Subcapital fractures associated with extensive osteonecrosis of the femoral head

The authors reviewed 10 patients with subcapital fractures associated with extensive osteonecrosis of the femoral head and distinguished these fractures from traumatic femoral neck fractures The mean age of the patients was 52 years (range, 36-68 years). Nine patients were younger than 60 years. Eight patients had risk factors for osteonecrosis. Necrosis was extensive and involved nearly the whole femoral head. Fracture occurred at the junction between a necrotic bone and reparative bone and extended downward through the reparative interface to the healthy inferior cortex of the femoral neck. Patients experienced hip pain that was aggravated gradually during a period of 1 to 24 weeks before diagnosis of the fracture. In all patients, the opposite femoral head was involved with osteonecrosis. In two femoral heads, slight collapse or subchondral fracture (crescent sign) also was observed. No patient had a history of precipitating trauma. In patients younger than 60 years with a subcapital fracture, fracture associated with extensive osteonecrosis of the femoral head should be suspected when a history of trauma is not obvious, when the opposite hip shows findings of osteonecrosis, and when the patient has a risk factor of osteonecrosis. In these fractures, osteosynthesis rarely should be considered because of the high failure rate caused by additional progression of extensive osteonecrosis and the probability of nonunion.     

Biophysical stimulation in osteonecrosis of the femoral head

Osteonecrosis of the femoral head is the endpoint of a disease process that results from insufficient blood flow and bone-tissue necrosis, leading to joint instability, collapse of the femoral head, arthritis of the joint, and total hip replacement. Pain is the most frequent clinical symptom. Both bone tissue and cartilage suffer when osteonecrosis of the femoral head develops. Stimulation with pulsed electromagnetic fields (PEMFs) has been shown to be useful for enhancing bone repair and for exerting a chondroprotective effect on articular cartilage. Two Italian studies on the treatment of avascular necrosis of the femoral head with PEMFs were presented in this review. In the first study, 68 patients suffering from avascular necrosis of the femoral head were treated with PEMFs in combination with core decompression and autologous bone grafts. The second one is a retrospective analysis of the results of treatment with PEMFs of 76 hips in 66 patients with osteonecrosis of the femoral head. In both studies clinical information and diagnostic imaging were collected at the beginning of the treatment and at the time of follow up.
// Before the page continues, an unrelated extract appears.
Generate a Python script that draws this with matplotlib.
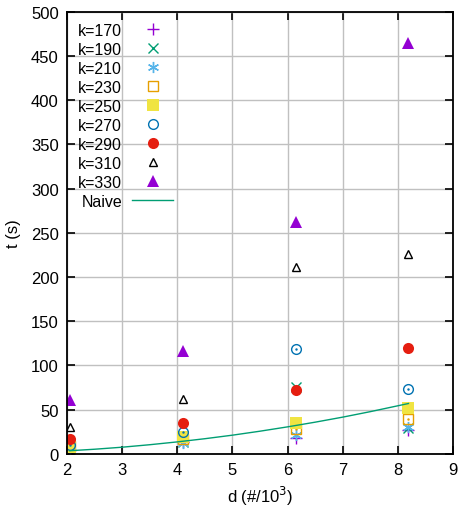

Statistical analysis was performed using chi-square test. Both authors hypothesize that the short-term effect of PEMF stimulation may be to protect the articular cartilage from the catabolic effect of inflammation and subchondral bone-marrow edema. The long-term effect of PEMF stimulation may be to promote osteogenic activity at the necrotic area and prevent trabecular fracture and subchondral bone collapse. PEMF stimulation represents an important therapeutic opportunity to resolve the Ficat stage-I or II disease or at least to delay the time until joint replacement becomes necessary.